Contrarian opinion: I think we interpret "shopping questions" way too broadly, and close a lot of things that shouldn't be closed as a result. Consider this question, where the OP is asking how much it costs to get from Narita Airport to a point in greater Tokyo:
How much does it cost from Narita Airport to tsukuba?
This is actually an entirely sensible question, particularly given that both Google Maps and Rome2Rio give you terrible answers, so you need some local knowledge to answer it well. Yet it was closed as a shopping question, with these rationales:
Questions about the prices of specific goods and services are off-topic here, because they instantly go out of date.
No, not really. If a bus costs $10 today, odds are pretty high it'll cost $10 plus a bit of inflation (or, in Japan, deflation) 5 or 10 years from now.
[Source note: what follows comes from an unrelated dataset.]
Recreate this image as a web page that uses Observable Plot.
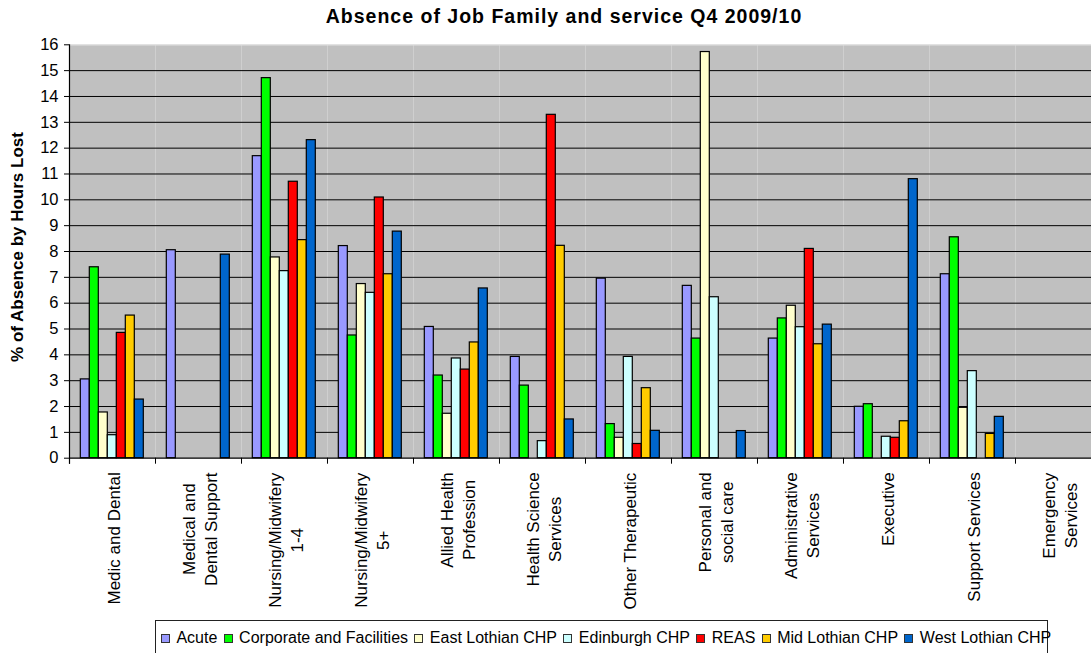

Even if that was the case, technology moves so rapidly that the best shopping recommendations will be utterly obsolete within a year!
See above.
Consider the voluminous amount of information you need to even begin properly answering a shopping question: What is your budget? Where do you live? What are your preferences? Which alternatives will you consider? When do you want to buy?
Of those #2 and #5 are completely irrelevant, and #1, #3 and #5 are largely irrelevant. Yes, maybe the answer would be different if the OP would like to hitchhike or charter a helicopter, but there's an answer (take the bus) that will satisfy 99% of the answer's readers.